Data Modeling is the process of creating visual representations of data systems and the relationships between data elements. It provides a blueprint for designing databases that align with business requirements and ensures data consistency, accuracy, and accessibility. Data modeling is crucial in data architecture as it helps in organizing and structuring data for storage, integration, and processing.
Conceptual, Logical, and Physical Data Models
Data modeling is typically approached in three stages: conceptual, logical, and physical models, each serving a specific purpose in the database design process.
1. Conceptual Data Model
-
Definition: A high-level overview of the data landscape, focusing on the overall structure and organization of data without going into technical details. It captures key entities, their attributes, and the relationships between them from a business perspective.
-
Purpose:
- To provide a clear, abstract representation of data that is understandable to business stakeholders.
- To define the scope and requirements of the database in a way that aligns with business objectives.
-
Key Features:
- Entities: Major data objects (e.g., Customer, Product, Order).
- Attributes: Descriptive properties of entities (e.g., Customer Name, Order Date).
- Relationships: How entities are related (e.g., Customers place Orders).
-
Tools Used: ER diagrams, Unified Modeling Language (UML).
2. Logical Data Model
-
Definition: A detailed representation of data requirements, building on the conceptual model by adding more structure and defining data elements and their relationships in greater detail, without being tied to a specific database technology.
-
Purpose:
- To define the logical structure of the data, including data types, cardinality, and constraints.
- To serve as a bridge between business requirements and technical implementation.
-
Key Features:
- Entities and Attributes: Expanded with detailed attribute definitions, including data types (e.g., Integer, String).
- Primary and Foreign Keys: Identifiers that establish uniqueness and relationships between tables.
- Normalization: Organizing data to minimize redundancy and ensure data integrity.
-
Tools Used: ER diagrams with more details, Data Modeling tools like ER/Studio, ERwin, and Microsoft Visio.
3. Physical Data Model
-
Definition: A technical blueprint of the database, detailing how the logical model will be implemented in a specific database management system (DBMS). It includes specifications for tables, columns, indexes, partitions, and storage.
-
Purpose:
- To provide a detailed guide for database developers to implement the database structure.
- To optimize the database design for performance, storage, and accessibility.
-
Key Features:
- Tables and Columns: Actual implementation details, including naming conventions, data types, and storage properties.
- Indexes and Constraints: Definition of indexes for query optimization and constraints for data integrity (e.g., NOT NULL, UNIQUE).
- Storage Specifications: Details on file groups, partitioning, and other physical aspects of data storage.
-
Tools Used: Database-specific modeling tools (e.g., SQL Server Management Studio, Oracle SQL Developer).

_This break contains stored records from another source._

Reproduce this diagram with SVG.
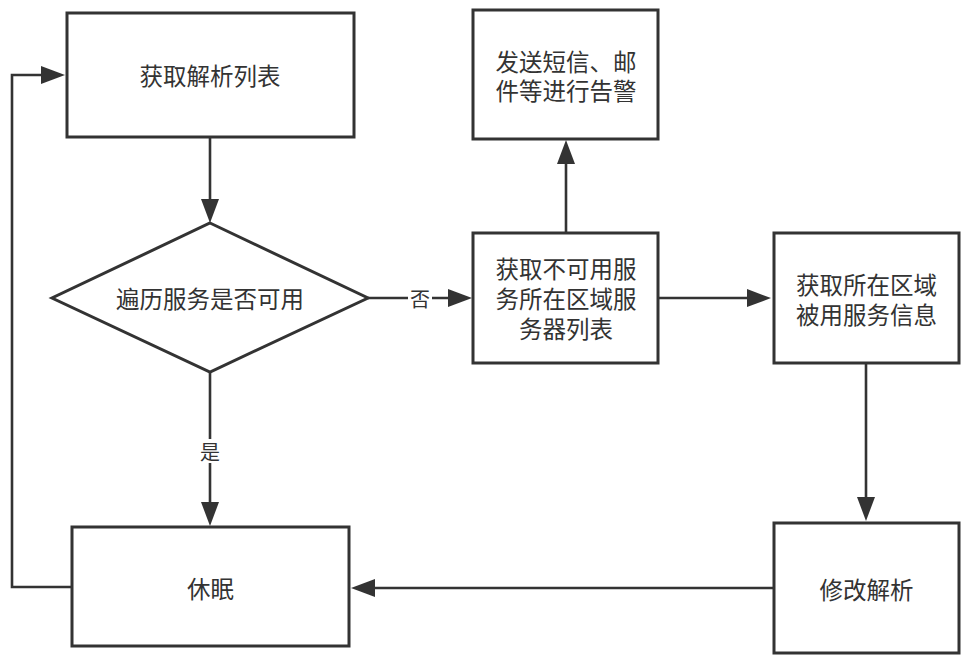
<svg xmlns="http://www.w3.org/2000/svg" width="969" height="662" viewBox="0 0 969 662">
<defs>
<style>
.box{fill:#fff;stroke:#333;stroke-width:3}
.t{font-family:"Noto Sans CJK SC","Noto Sans",sans-serif;font-size:23.5px;fill:#333;text-anchor:middle;dominant-baseline:central}
.lbl{font-family:"Noto Sans CJK SC","Noto Sans",sans-serif;font-size:20px;fill:#333;text-anchor:middle;dominant-baseline:central}
.c{fill:none;stroke:#333;stroke-width:2.6;marker-end:url(#arr)}
.cn{fill:none;stroke:#333;stroke-width:2.6}
</style>
<marker id="arr" viewBox="0 0 24 18" refX="14" refY="9" markerWidth="24" markerHeight="18" markerUnits="userSpaceOnUse" orient="auto">
<path d="M0,0 L24,9 L0,18 z" fill="#333"/>
</marker>
</defs>
<rect width="969" height="662" fill="#fff"/>
<g id="connectors">
<path class="c" d="M210,137 V213"/>
<path class="c" d="M210,372 V516"/>
<path class="c" d="M368,298 H462"/>
<path class="c" d="M566,233 V150"/>
<path class="c" d="M658,298 H761"/>
<path class="c" d="M866,363 V511"/>
<path class="c" d="M774,588 H361"/>
<path class="c" d="M72,587 H12 V75 H55"/>
<rect x="198" y="439" width="24" height="24" fill="#fff"/>
<text class="lbl" x="210" y="451">是</text>
<rect x="408" y="286" width="24" height="24" fill="#fff"/>
<text class="lbl" x="420" y="298">否</text>
</g>
<g id="n1">
<rect class="box" x="67" y="13" width="287" height="124"/>
<text class="t" x="210" y="75">获取解析列表</text>
</g>
<g id="n2">
<polygon class="box" points="210,223 368,298 210,372 52,298"/>
<text class="t" x="210" y="298">遍历服务是否可用</text>
</g>
<g id="n3">
<rect class="box" x="473" y="10" width="185" height="129"/>
<text class="t" x="566" y="61">发送短信、邮</text>
<text class="t" x="566" y="90">件等进行告警</text>
</g>
<g id="n4">
<rect class="box" x="473" y="233" width="185" height="130"/>
<text class="t" x="566" y="268">获取不可用服</text>
<text class="t" x="566" y="298">务所在区域服</text>
<text class="t" x="566" y="328">务器列表</text>
</g>
<g id="n5">
<rect class="box" x="774" y="233" width="185" height="130"/>
<text class="t" x="866.5" y="284">获取所在区域</text>
<text class="t" x="866.5" y="314">被用服务信息</text>
</g>
<g id="n6">
<rect class="box" x="72" y="527" width="277" height="119"/>
<text class="t" x="210.5" y="588">休眠</text>
</g>
<g id="n7">
<rect class="box" x="774" y="523" width="185" height="130"/>
<text class="t" x="866.5" y="589">修改解析</text>
</g>
</svg>
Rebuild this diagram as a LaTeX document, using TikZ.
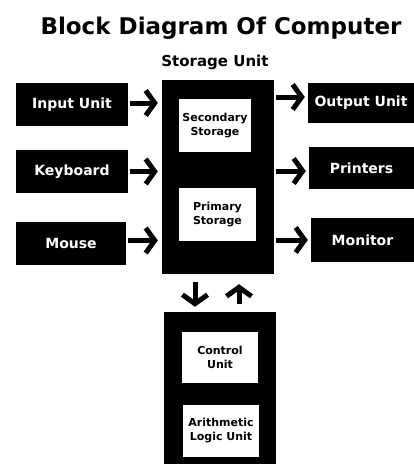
\documentclass[tikz,border=0pt]{standalone}
\usepackage{fontspec}
\setmainfont{DejaVu Sans}
\usepackage{tikz}
\usetikzlibrary{arrows.meta,positioning}
\usepackage{xcolor}
\definecolor{cmblack}{RGB}{0,0,0}
\definecolor{cmpaper}{RGB}{255,255,255}
\tikzstyle{arrow} = [line width=5pt,-{Straight Barb[length=9pt 0 0, width=25pt 0 0]},color=cmblack]
\tikzstyle{unit} = [rectangle, fill=cmblack, text=white, inner sep=0pt, font=\bfseries\fontsize{14}{16}\selectfont]
\tikzstyle{holder} = [rectangle, fill=cmblack, inner sep=0pt, minimum width=112pt]
\tikzstyle{store} = [rectangle, fill=cmpaper, text=black, inner sep=0pt, align=center, font=\bfseries\fontsize{11}{14}\selectfont]

\begin{document}
\begin{tikzpicture}[x=1pt, y=-1pt]
\useasboundingbox[fill=white] (0,0) rectangle (414,464);

% Title
\node (title) at (221,28) {\bfseries\fontsize{23}{27}\selectfont Block Diagram Of Computer};

% Storage unit
\node (storage) [holder, minimum height=194pt] at (218,177) {};
\node (storagelabel) [above=7pt of storage.north, xshift=-3pt] {\bfseries\fontsize{15}{18}\selectfont Storage Unit};
\node (secondary) [store, minimum width=72pt, minimum height=53pt] at (215,125.5) {Secondary\\Storage};
\node (primary) [store, minimum width=77pt, minimum height=53pt] at (217.5,214.5) {Primary\\Storage};

% Input side
\node (input) [unit, minimum width=112pt, minimum height=43pt] at (72,104.5) {Input Unit};
\node (keyboard) [unit, minimum width=112pt, minimum height=43pt] at (72,171.5) {Keyboard};
\node (mouse) [unit, minimum width=110pt, minimum height=43pt] at (71,243.5) {Mouse};

% Output side
\node (output) [unit, minimum width=106pt, minimum height=40pt] at (361,103) {Output Unit};
\node (printers) [unit, minimum width=105pt, minimum height=42pt] at (361.5,168) {Printers};
\node (monitor) [unit, minimum width=103pt, minimum height=44pt] at (362.5,240) {Monitor};

% CPU
\node (cpu) [holder, minimum height=152pt] at (220,388) {};
\node (control) [store, minimum width=76pt, minimum height=51pt] at (220,357.5) {Control\\Unit};
\node (alu) [store, minimum width=76pt, minimum height=52pt] at (221,431) {Arithmetic\\Logic Unit};

% Arrows
\draw[arrow, shorten <=2pt, shorten >=4pt] ([yshift=1.5pt]input.east) -- ([yshift=1.5pt]storage.west |- input.east);
\draw[arrow, shorten <=2pt, shorten >=4pt] (keyboard.east) -- (storage.west |- keyboard.east);
\draw[arrow, shorten <=2pt, shorten >=4pt] ([yshift=3pt]mouse.east) -- ([yshift=3pt]storage.west |- mouse.east);
\draw[arrow, shorten <=2pt, shorten >=3pt] ([yshift=6pt]storage.east |- output.west) -- ([yshift=6pt]output.west);
\draw[arrow, shorten <=2pt, shorten >=3pt] ([yshift=-3pt]storage.east |- printers.west) -- ([yshift=-3pt]printers.west);
\draw[arrow, shorten <=2pt, shorten >=3pt] (storage.east |- monitor.west) -- (monitor.west);
\draw[arrow, shorten <=8pt, shorten >=5pt] ([xshift=-23pt]storage.south) -- ([xshift=-25pt]cpu.north);
\draw[arrow, shorten <=8pt, shorten >=10pt] ([xshift=19pt]cpu.north) -- ([xshift=21pt]storage.south);

\end{tikzpicture}
\end{document}
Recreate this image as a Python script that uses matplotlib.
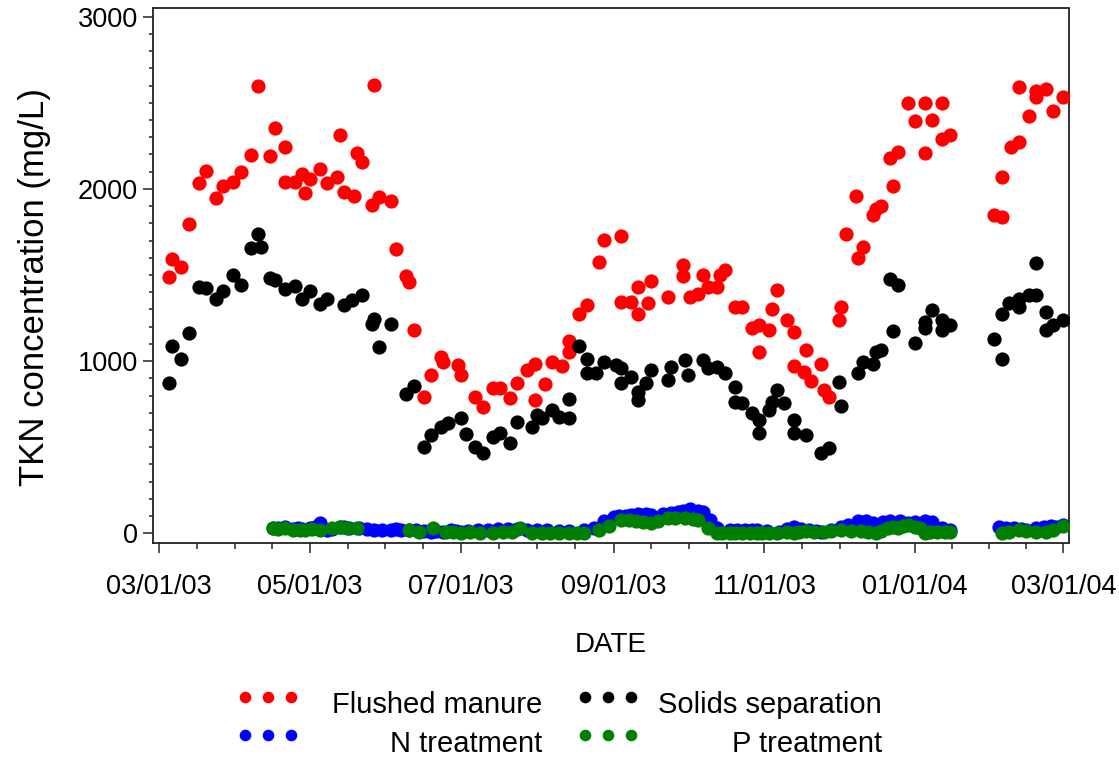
import matplotlib
matplotlib.use("Agg")
import matplotlib.pyplot as plt
import matplotlib.dates as mdates
import numpy as np
import pandas as pd

START = "2003-03-01"

# sampling day (days since 03/01/03) and TKN (mg/L) for each stage
FM_DAY = [4, 5, 9, 12, 16, 19, 23, 26, 30, 33,
          37, 40, 45, 47, 51, 51, 55, 58, 59, 61,
          65, 68, 72, 73, 75, 79, 80, 82, 86, 87,
          89, 94, 96, 100, 101, 103, 107, 110, 114, 115,
          121, 122, 128, 131, 135, 138, 142, 145, 149, 152,
          152, 156, 159, 163, 166, 166, 170, 173, 178, 180,
          187, 187, 191, 194, 194, 198, 199, 206, 212, 212,
          215, 218, 220, 222, 226, 229, 227, 233, 236, 240,
          243, 247, 243, 248, 250, 254, 257, 262, 268, 257,
          261, 264, 269, 271, 276, 275, 278, 283, 285, 282,
          289, 290, 292, 297, 296, 299, 303, 306, 310, 313,
          310, 317, 317, 320, 338, 341, 341, 345, 348, 352,
          348, 355, 355, 359, 362, 366]
FM_VAL = [1488, 1590, 1544, 1793, 2033, 2104, 1948, 2017, 2037, 2097,
          2199, 2599, 2190, 2352, 2242, 2042, 2039, 2087, 1977, 2058,
          2116, 2033, 2071, 2313, 1984, 1958, 2209, 2158, 1907, 2603,
          1955, 1932, 1652, 1494, 1459, 1183, 792, 922, 1024, 995,
          976, 918, 790, 734, 841, 841, 788, 874, 947, 985,
          773, 866, 995, 972, 1053, 1115, 1275, 1323, 1575, 1704,
          1729, 1343, 1343, 1275, 1430, 1339, 1463, 1372, 1555, 1494,
          1372, 1391, 1497, 1430, 1430, 1526, 1497, 1314, 1314, 1192,
          1208, 1179, 1053, 1304, 1414, 1236, 1169, 1063, 985, 972,
          937, 883, 831, 792, 1314, 1236, 1735, 1598, 1662, 1961,
          1849, 1883, 1903, 2019, 2180, 2216, 2497, 2392, 2497, 2400,
          2207, 2497, 2290, 2313, 1851, 1836, 2068, 2245, 2271, 2421,
          2590, 2532, 2570, 2580, 2454, 2532]

SS_DAY = [4, 5, 9, 12, 16, 19, 23, 26, 30, 33,
          37, 40, 41, 45, 47, 51, 55, 58, 61, 65,
          68, 75, 78, 82, 86, 87, 89, 94, 103, 100,
          107, 110, 114, 117, 122, 124, 128, 131, 135, 138,
          142, 145, 151, 153, 155, 159, 162, 166, 166, 170,
          173, 173, 177, 180, 185, 187, 187, 191, 194, 194,
          197, 199, 206, 207, 213, 214, 220, 222, 226, 229,
          233, 233, 236, 240, 243, 243, 247, 248, 250, 253,
          257, 257, 262, 268, 271, 276, 275, 283, 285, 289,
          290, 292, 297, 306, 296, 299, 310, 310, 313, 317,
          317, 320, 338, 341, 341, 344, 348, 348, 352, 355,
          355, 359, 359, 362, 366]
SS_VAL = [875, 1086, 1014, 1163, 1430, 1426, 1362, 1407, 1501, 1439,
          1658, 1735, 1662, 1482, 1468, 1420, 1436, 1362, 1407, 1333,
          1362, 1323, 1352, 1381, 1217, 1246, 1082, 1217, 856, 806,
          503, 570, 619, 638, 667, 574, 503, 464, 561, 580,
          522, 648, 619, 686, 667, 715, 677, 667, 777, 1088,
          1014, 928, 933, 995, 976, 957, 874, 908, 821, 773,
          870, 947, 889, 966, 1005, 918, 1005, 957, 966, 928,
          850, 763, 754, 696, 657, 584, 715, 763, 831, 759,
          657, 584, 570, 468, 493, 740, 879, 928, 995, 985,
          1053, 1067, 1173, 1106, 1478, 1443, 1227, 1192, 1294, 1236,
          1179, 1208, 1130, 1014, 1275, 1339, 1314, 1362, 1381, 1381,
          1571, 1285, 1179, 1208, 1236]

NT_DAY = [46, 48, 51, 54, 56, 58, 61, 63, 65, 68,
          70, 73, 75, 77, 81, 84, 87, 90, 94, 96,
          98, 101, 104, 107, 110, 112, 115, 118, 120, 122,
          125, 129, 133, 137, 141, 145, 149, 153, 157, 162,
          166, 172, 176, 180, 184, 186, 189, 191, 194, 197,
          199, 204, 207, 210, 212, 215, 218, 220, 223, 226,
          231, 234, 237, 240, 242, 246, 251, 254, 257, 260,
          263, 266, 268, 272, 276, 279, 283, 286, 289, 293,
          296, 300, 303, 306, 310, 313, 317, 320, 340, 343,
          346, 349, 351, 355, 358, 361, 363, 366]
NT_VAL = [29, 33, 38, 25, 29, 23, 29, 35, 61, 19,
          25, 38, 35, 29, 32, 23, 19, 19, 19, 23,
          19, 19, 19, 14, 9, 12, 9, 19, 14, 9,
          14, 19, 19, 23, 23, 25, 19, 19, 17, 14,
          14, 19, 29, 73, 96, 100, 100, 106, 112, 110,
          106, 112, 120, 125, 130, 139, 130, 125, 77, 31,
          19, 19, 19, 17, 19, 14, 9, 23, 38, 23,
          19, 14, 9, 19, 35, 48, 73, 69, 61, 65,
          73, 70, 61, 66, 73, 66, 29, 19, 38, 33,
          29, 25, 19, 29, 38, 40, 38, 48]

PT_DAY = [46, 48, 51, 54, 57, 59, 62, 65, 70, 73,
          76, 80, 101, 105, 111, 116, 119, 122, 126, 130,
          135, 139, 143, 146, 151, 155, 158, 162, 166, 169,
          172, 178, 182, 187, 190, 193, 196, 199, 202, 206,
          209, 213, 216, 218, 222, 226, 228, 231, 233, 236,
          239, 242, 244, 247, 250, 254, 257, 259, 262, 265,
          269, 272, 276, 280, 284, 287, 290, 292, 295, 297,
          299, 301, 303, 306, 308, 310, 312, 315, 318, 320,
          341, 344, 348, 351, 355, 359, 362, 366]
PT_VAL = [29, 25, 29, 19, 22, 19, 24, 19, 30, 38,
          28, 29, 19, 10, 32, 6, 8, 3, 5, 3,
          0, 5, 9, 29, 0, 2, 0, 2, 0, 2,
          3, 19, 45, 77, 75, 71, 66, 58, 72, 90,
          88, 87, 82, 77, 29, 0, 0, 0, 0, 0,
          0, 0, 0, 3, 3, 5, 0, 8, 13, 10,
          9, 14, 19, 15, 13, 10, 3, 15, 29, 35,
          29, 40, 48, 38, 29, 0, 10, 9, 9, 9,
          3, 10, 19, 14, 9, 9, 20, 42]

SERIES = [
    ("Flushed manure", FM_DAY, FM_VAL, "#ff0000"),
    ("Solids separation", SS_DAY, SS_VAL, "#000000"),
    ("N treatment", NT_DAY, NT_VAL, "#0000ff"),
    ("P treatment", PT_DAY, PT_VAL, "#008000"),
]

MAJOR_DATES = ["2003-03-01", "2003-05-01", "2003-07-01", "2003-09-01",
               "2003-11-01", "2004-01-01", "2004-03-01"]

FONT = ["Liberation Sans", "DejaVu Sans"]
plt.rcParams["font.family"] = FONT

W, H = 1119, 761


def to_dates(days):
    return pd.Timestamp(START) + pd.to_timedelta(np.asarray(days), unit="D")


fig = plt.figure(figsize=(W / 100, H / 100), dpi=100)
ax = fig.add_axes([153.3 / W, 1 - 543.3 / H, 915.2 / W, 535.3 / H])

for name, d, v, c in SERIES:
    ax.scatter(to_dates(d), v, s=105, color=c, linewidths=0, zorder=3)

start = mdates.date2num(pd.Timestamp(START))
ax.set_xlim(start - 2.4, start + 368.1)
ax.set_ylim(-58, 3050)

majors = mdates.date2num(pd.to_datetime(MAJOR_DATES))
minors = []
for a, b in zip(majors[:-1], majors[1:]):
    minors += list(np.linspace(a, b, 5)[1:-1])
ax.xaxis.set_major_locator(matplotlib.ticker.FixedLocator(majors))
ax.xaxis.set_minor_locator(matplotlib.ticker.FixedLocator(minors))
ax.xaxis.set_major_formatter(mdates.DateFormatter("%m/%d/%y"))
ax.yaxis.set_major_locator(matplotlib.ticker.MultipleLocator(1000))
ax.yaxis.set_minor_locator(matplotlib.ticker.MultipleLocator(100))

for sp in ax.spines.values():
    sp.set_linewidth(1.3)
    sp.set_color("#222222")
ax.tick_params(axis="x", which="major", length=7, width=1.1, pad=15,
               labelsize=19.5, color="#222222")
ax.tick_params(axis="x", which="minor", length=4, width=1.1, color="#222222")
ax.tick_params(axis="y", which="major", length=7, width=1.1, pad=4,
               labelsize=19.5, color="#222222")
ax.tick_params(axis="y", which="minor", length=3, width=1.1, color="#222222")

fig.text(35 / W, 1 - 287 / H, "TKN concentration (mg/L)", rotation=90,
         ha="center", va="center", fontsize=25)
fig.text(611 / W, 1 - 645 / H, "DATE", ha="center", va="center", fontsize=20)

# legend drawn by hand: three dots per entry, labels right-aligned
leg = fig.add_axes([0, 0, 1, 1])
leg.set_xlim(0, W)
leg.set_ylim(H, 0)
leg.axis("off")
cols = [(245, 542.7), (585, 881.7)]
rows = [(697, 713), (735, 752)]
for i, (name, d, v, c) in enumerate(SERIES):
    (dx, tx), (dy, ty) = cols[i % 2], rows[i // 2]
    leg.scatter([dx, dx + 23, dx + 46], [dy] * 3, s=70, color=c, linewidths=0)
    leg.text(tx, ty, name, ha="right", va="baseline", fontsize=21)

fig.savefig("out.png", dpi=100)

Entity-Relationship (ER) Modeling
Entity-Relationship (ER) Modeling is a fundamental data modeling technique used to visually represent the data structure of a system. It captures entities, attributes, and relationships, serving as a blueprint for database design.
Key Components of ER Modeling:
-
Entities:
- Represent real-world objects or concepts that are significant to the system (e.g., Customer, Product).
- Entities are depicted as rectangles in ER diagrams.
-
Attributes:
- Characteristics or properties of entities (e.g., Customer Name, Product Price).
- Represented as ovals connected to their entities.
-
Relationships:
- Define how entities are related to each other (e.g., A Customer places an Order).
- Relationships are represented as lines connecting entities, often labeled to describe the nature of the connection (e.g., “places” or “contains”).
-
Primary Key:
- A unique identifier for each entity (e.g., Customer ID, Order ID) that ensures each record can be uniquely identified.
-
Foreign Key:
- An attribute in one entity that links to the primary key of another entity, establishing a relationship between the two entities.
-
Cardinality:
- Specifies the numerical relationship between entities (e.g., One-to-One, One-to-Many, Many-to-Many).
Example of ER Modeling:
- Entities:
Customer (CustomerID, Name, Email)
Order (OrderID, OrderDate, CustomerID)
- Relationships:
- A
Customer
can place multipleOrders
(One-to-Many). Order
is associated with oneCustomer
.
- A
Benefits of ER Modeling:
- Provides a clear visualization of data structure.
- Facilitates communication between stakeholders, developers, and database designers.
- Helps in identifying data requirements and designing databases that meet business needs.
ER Modeling remains one of the most widely used techniques for database design, as it simplifies the complexity of data relationships and provides a clear roadmap from conceptual to physical implementation of data structures.